## GOAL
Gather from the material every line that contains the string "this".
++++ SUPPLIED INFORMATION ++++
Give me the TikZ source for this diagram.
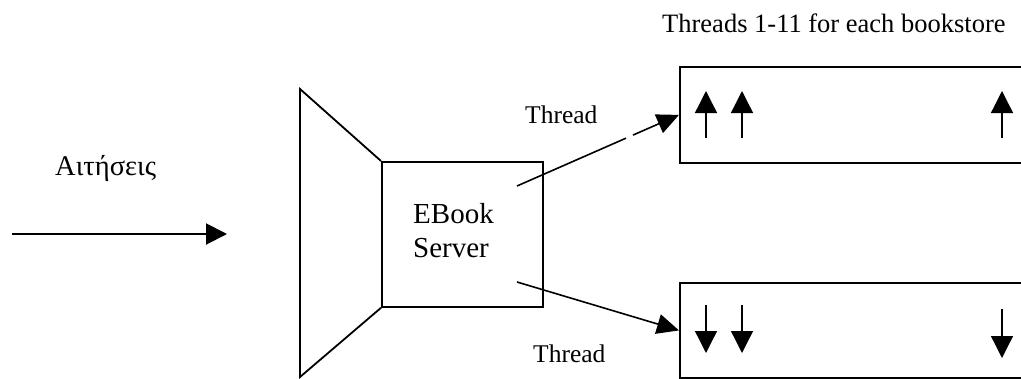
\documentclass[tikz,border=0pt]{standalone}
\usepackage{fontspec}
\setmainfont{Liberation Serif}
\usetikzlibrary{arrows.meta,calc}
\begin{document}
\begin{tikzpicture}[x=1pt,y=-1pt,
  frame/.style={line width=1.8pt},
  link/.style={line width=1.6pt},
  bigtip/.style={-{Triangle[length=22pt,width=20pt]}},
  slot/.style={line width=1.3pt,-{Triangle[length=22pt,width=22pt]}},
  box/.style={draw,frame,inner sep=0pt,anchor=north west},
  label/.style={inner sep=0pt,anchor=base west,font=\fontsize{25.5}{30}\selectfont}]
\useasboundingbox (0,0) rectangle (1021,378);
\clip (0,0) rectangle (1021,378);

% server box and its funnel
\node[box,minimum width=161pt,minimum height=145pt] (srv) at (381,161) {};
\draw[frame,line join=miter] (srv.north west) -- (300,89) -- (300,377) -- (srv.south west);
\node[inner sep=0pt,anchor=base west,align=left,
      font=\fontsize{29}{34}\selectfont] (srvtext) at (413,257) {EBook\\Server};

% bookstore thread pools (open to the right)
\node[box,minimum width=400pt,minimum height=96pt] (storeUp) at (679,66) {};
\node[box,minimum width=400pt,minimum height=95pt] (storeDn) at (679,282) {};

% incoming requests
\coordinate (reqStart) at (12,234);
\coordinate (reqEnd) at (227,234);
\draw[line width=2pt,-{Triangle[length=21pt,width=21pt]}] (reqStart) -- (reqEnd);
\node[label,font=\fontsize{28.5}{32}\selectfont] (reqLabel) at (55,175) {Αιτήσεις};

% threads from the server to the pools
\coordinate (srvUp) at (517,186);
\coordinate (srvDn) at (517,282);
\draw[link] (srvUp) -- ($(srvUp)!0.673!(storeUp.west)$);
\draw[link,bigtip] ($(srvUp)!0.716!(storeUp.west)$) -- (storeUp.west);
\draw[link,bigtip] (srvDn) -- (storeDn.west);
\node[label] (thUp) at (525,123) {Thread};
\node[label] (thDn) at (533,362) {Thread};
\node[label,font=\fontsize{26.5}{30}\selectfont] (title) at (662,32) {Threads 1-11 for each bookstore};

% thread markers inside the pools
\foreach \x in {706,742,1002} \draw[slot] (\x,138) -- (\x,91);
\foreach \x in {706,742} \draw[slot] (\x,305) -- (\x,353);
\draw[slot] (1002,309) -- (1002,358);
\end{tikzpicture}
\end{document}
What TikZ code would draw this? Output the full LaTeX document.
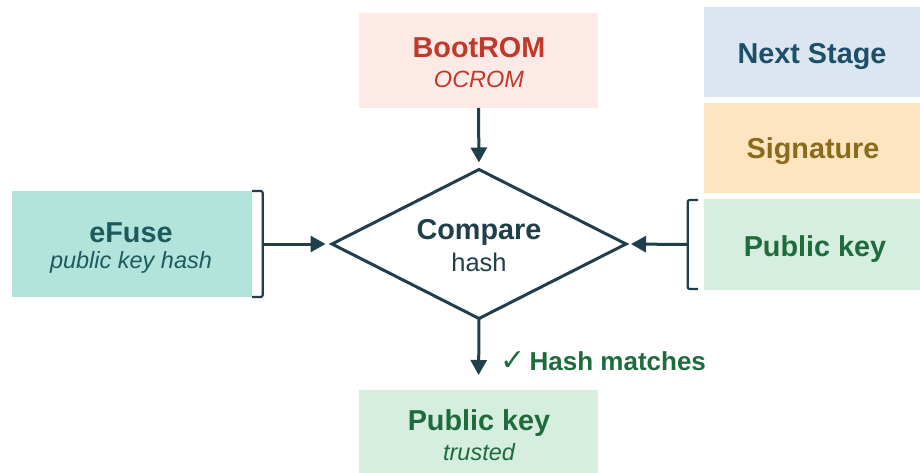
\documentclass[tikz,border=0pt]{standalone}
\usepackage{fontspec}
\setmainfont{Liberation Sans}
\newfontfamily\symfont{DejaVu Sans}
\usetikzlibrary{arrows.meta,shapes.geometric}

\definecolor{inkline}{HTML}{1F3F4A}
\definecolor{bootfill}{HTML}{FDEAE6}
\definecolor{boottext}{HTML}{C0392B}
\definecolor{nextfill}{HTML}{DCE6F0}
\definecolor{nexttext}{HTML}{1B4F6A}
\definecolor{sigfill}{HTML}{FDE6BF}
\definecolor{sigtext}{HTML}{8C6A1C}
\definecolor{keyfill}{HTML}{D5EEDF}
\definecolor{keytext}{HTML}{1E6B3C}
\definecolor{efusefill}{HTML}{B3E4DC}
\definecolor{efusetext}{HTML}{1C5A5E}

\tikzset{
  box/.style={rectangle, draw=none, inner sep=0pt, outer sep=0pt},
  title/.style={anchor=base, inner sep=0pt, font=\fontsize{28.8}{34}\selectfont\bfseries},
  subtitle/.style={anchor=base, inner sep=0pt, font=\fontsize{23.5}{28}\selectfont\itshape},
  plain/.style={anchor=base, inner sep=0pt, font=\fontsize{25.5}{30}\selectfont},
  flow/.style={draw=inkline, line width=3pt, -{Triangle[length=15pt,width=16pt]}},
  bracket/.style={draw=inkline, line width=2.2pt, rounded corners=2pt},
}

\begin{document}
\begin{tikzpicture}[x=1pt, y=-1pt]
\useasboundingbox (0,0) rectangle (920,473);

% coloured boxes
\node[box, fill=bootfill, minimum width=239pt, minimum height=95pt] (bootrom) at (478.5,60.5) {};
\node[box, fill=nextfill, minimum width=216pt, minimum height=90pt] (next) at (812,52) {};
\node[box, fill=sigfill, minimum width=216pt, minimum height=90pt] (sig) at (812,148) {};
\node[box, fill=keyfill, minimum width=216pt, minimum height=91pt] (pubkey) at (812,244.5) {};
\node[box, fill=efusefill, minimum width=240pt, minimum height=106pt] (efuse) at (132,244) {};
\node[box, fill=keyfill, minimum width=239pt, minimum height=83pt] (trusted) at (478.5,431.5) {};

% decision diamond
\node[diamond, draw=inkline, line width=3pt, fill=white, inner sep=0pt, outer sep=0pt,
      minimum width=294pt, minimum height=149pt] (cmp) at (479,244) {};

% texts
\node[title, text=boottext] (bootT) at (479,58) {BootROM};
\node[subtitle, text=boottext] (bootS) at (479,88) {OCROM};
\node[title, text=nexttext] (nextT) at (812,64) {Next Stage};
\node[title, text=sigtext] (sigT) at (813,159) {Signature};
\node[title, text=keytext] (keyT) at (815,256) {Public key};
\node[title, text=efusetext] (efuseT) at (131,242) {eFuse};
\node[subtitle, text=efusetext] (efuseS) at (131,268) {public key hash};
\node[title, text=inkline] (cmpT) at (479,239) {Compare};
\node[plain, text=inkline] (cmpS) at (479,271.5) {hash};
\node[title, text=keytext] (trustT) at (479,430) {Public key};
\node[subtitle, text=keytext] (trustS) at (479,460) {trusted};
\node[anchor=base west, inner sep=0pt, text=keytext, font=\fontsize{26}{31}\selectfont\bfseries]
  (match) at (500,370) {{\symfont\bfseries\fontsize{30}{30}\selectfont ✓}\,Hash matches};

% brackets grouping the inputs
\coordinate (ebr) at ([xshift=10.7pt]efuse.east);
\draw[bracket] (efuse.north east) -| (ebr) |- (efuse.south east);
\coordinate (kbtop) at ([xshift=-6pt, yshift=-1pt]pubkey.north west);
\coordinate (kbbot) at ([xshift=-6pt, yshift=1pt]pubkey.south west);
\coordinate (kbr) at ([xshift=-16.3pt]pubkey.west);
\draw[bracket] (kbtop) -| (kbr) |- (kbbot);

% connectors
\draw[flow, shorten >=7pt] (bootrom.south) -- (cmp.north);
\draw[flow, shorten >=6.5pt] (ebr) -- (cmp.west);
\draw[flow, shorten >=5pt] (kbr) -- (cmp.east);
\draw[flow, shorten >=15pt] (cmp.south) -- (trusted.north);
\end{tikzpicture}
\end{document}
++++
## EXERCISE RESPONSE
Give me the TikZ source for this diagram.
What TikZ code would draw this? Output the full LaTeX document.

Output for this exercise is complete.